GenerateProgram also processes constants and elementwise functions, as well as special operations (e.g. psuedorandom number generation). It may produce additional kernels not explicitly specified in Tile (e.g. initializing tensors to zero). It looks for opportunities to reduce the number of kernels (e.g. if you are taking the log of the absolute value of a tensor those operations can generally happen in the same kernel).

GenerateProgram produces a lang::KernelInfo object for each kernel to be constructed. A KernelInfo describes the inputs and outputs for a single kernel, along with some execution shape parameters. It represents the body of the kernel not as a list of operations, but as a semantic tree, or “semtree”.

A semtree is an intermediate representation which describes each function in terms of its executable semantics. Its level of abstraction sits midway between an AST and the low-level LLVM IR. While the semtree representation is platform-independent, each semtree instance is device-specific, because lang::GenerateProgram generates code which is optimized for a specific piece of hardware.

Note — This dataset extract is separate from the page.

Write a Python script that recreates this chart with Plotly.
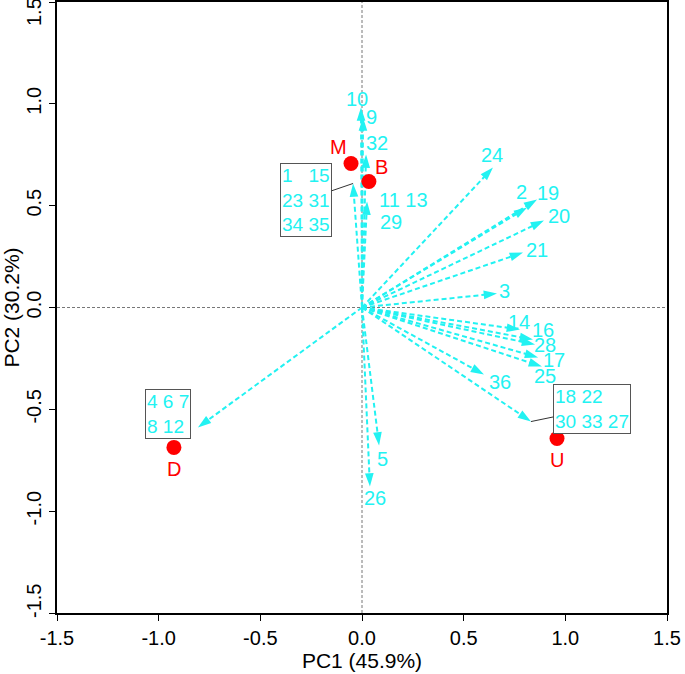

The produced KernelInfos are rewritten via lang::Simplify to produce equivalent output via more efficient code. These are then combined with tensor type information describing the buffers which will be passed between kernels; together they form a lang::KernelList.

Compiler Output

The Tile compiler outputs semtrees encoded as a lang::KernelList. Code generation and execution are provided by the hardware support module.